◆ **GOAL**
Set all the material down again unchanged, without the pictures.

***

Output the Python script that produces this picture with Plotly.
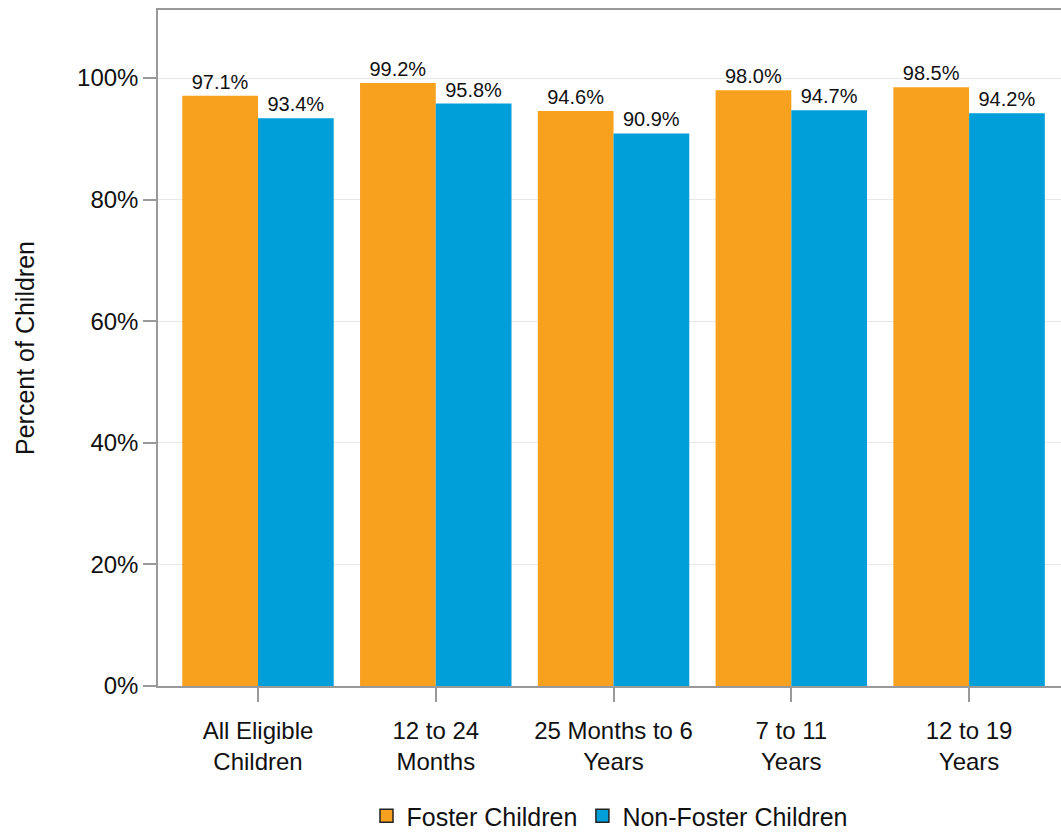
import plotly.graph_objects as go

categories = ["All Eligible<br>Children", "12 to 24<br>Months", "25 Months to 6<br>Years",
              "7 to 11<br>Years", "12 to 19<br>Years"]
foster = [97.1, 99.2, 94.6, 98.0, 98.5]
non_foster = [93.4, 95.8, 90.9, 94.7, 94.2]
y_ticks = [0, 20, 40, 60, 80, 100]
y_tick_labels = ["0%", "20%", "40%", "60%", "80%", "100%"]

ORANGE = "#F8A11F"
BLUE = "#009FDA"
FONT = "Liberation Sans, Arial, sans-serif"

fig = go.Figure()
for name, vals, color in [("Foster Children", foster, ORANGE),
                          ("Non-Foster Children", non_foster, BLUE)]:
    fig.add_trace(go.Bar(
        x=categories, y=vals, name=name, marker=dict(color=color, line=dict(width=0)),
        texttemplate="%{y:.1f}%", textposition="outside", cliponaxis=False,
        textfont=dict(size=20, color="#111111", family=FONT), showlegend=False,
    ))

# legend keys: outlined squares
for name, color in [("Foster Children", ORANGE), ("Non-Foster Children", BLUE)]:
    fig.add_trace(go.Scatter(
        x=[None], y=[None], mode="markers", name=name,
        marker=dict(symbol="square", size=13, color=color, line=dict(color="#222222", width=1.5)),
    ))

fig.update_layout(
    width=1061, height=832,
    margin=dict(l=158, r=0, t=10, b=146, autoexpand=False),
    paper_bgcolor="white", plot_bgcolor="white",
    barmode="group", bargap=0.148, bargroupgap=0,
    font=dict(family=FONT, color="#111111", size=24),
    legend=dict(orientation="h", x=0.5, xanchor="center", xref="paper",
                y=1 - 816 / 832, yanchor="middle", yref="container",
                font=dict(size=25), itemwidth=30, traceorder="normal",
                tracegroupgap=0),
)
fig.update_xaxes(
    type="category", range=[-0.5625, 4.517], automargin=False,
    showline=True, linecolor="#999999", linewidth=1.5, mirror=True,
    ticks="outside", ticklen=14, tickcolor="#999999", tickwidth=1.5,
    ticklabelstandoff=8,
    tickfont=dict(size=24), showgrid=False,
)
fig.update_yaxes(
    range=[0, 111.2], tickvals=y_ticks, ticktext=y_tick_labels, automargin=False,
    showline=True, linecolor="#999999", linewidth=1.5,
    ticks="outside", ticklen=13, tickcolor="#999999", tickwidth=1.5,
    tickfont=dict(size=24), showgrid=True, gridcolor="#E8E8E8", gridwidth=1,
    zeroline=False,
    title=dict(text="Percent of Children", font=dict(size=25), standoff=35),
)

fig.write_html("out.html")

***

◆ **RESULT BELOW**
Output the Python script that produces this picture with Plotly.
import plotly.graph_objects as go

categories = ["All Eligible<br>Children", "12 to 24<br>Months", "25 Months to 6<br>Years",
              "7 to 11<br>Years", "12 to 19<br>Years"]
foster = [97.1, 99.2, 94.6, 98.0, 98.5]
non_foster = [93.4, 95.8, 90.9, 94.7, 94.2]
y_ticks = [0, 20, 40, 60, 80, 100]
y_tick_labels = ["0%", "20%", "40%", "60%", "80%", "100%"]

ORANGE = "#F8A11F"
BLUE = "#009FDA"
FONT = "Liberation Sans, Arial, sans-serif"

fig = go.Figure()
for name, vals, color in [("Foster Children", foster, ORANGE),
                          ("Non-Foster Children", non_foster, BLUE)]:
    fig.add_trace(go.Bar(
        x=categories, y=vals, name=name, marker=dict(color=color, line=dict(width=0)),
        texttemplate="%{y:.1f}%", textposition="outside", cliponaxis=False,
        textfont=dict(size=20, color="#111111", family=FONT), showlegend=False,
    ))

# legend keys: outlined squares
for name, color in [("Foster Children", ORANGE), ("Non-Foster Children", BLUE)]:
    fig.add_trace(go.Scatter(
        x=[None], y=[None], mode="markers", name=name,
        marker=dict(symbol="square", size=13, color=color, line=dict(color="#222222", width=1.5)),
    ))

fig.update_layout(
    width=1061, height=832,
    margin=dict(l=158, r=0, t=10, b=146, autoexpand=False),
    paper_bgcolor="white", plot_bgcolor="white",
    barmode="group", bargap=0.148, bargroupgap=0,
    font=dict(family=FONT, color="#111111", size=24),
    legend=dict(orientation="h", x=0.5, xanchor="center", xref="paper",
                y=1 - 816 / 832, yanchor="middle", yref="container",
                font=dict(size=25), itemwidth=30, traceorder="normal",
                tracegroupgap=0),
)
fig.update_xaxes(
    type="category", range=[-0.5625, 4.517], automargin=False,
    showline=True, linecolor="#999999", linewidth=1.5, mirror=True,
    ticks="outside", ticklen=14, tickcolor="#999999", tickwidth=1.5,
    ticklabelstandoff=8,
    tickfont=dict(size=24), showgrid=False,
)
fig.update_yaxes(
    range=[0, 111.2], tickvals=y_ticks, ticktext=y_tick_labels, automargin=False,
    showline=True, linecolor="#999999", linewidth=1.5,
    ticks="outside", ticklen=13, tickcolor="#999999", tickwidth=1.5,
    tickfont=dict(size=24), showgrid=True, gridcolor="#E8E8E8", gridwidth=1,
    zeroline=False,
    title=dict(text="Percent of Children", font=dict(size=25), standoff=35),
)

fig.write_html("out.html")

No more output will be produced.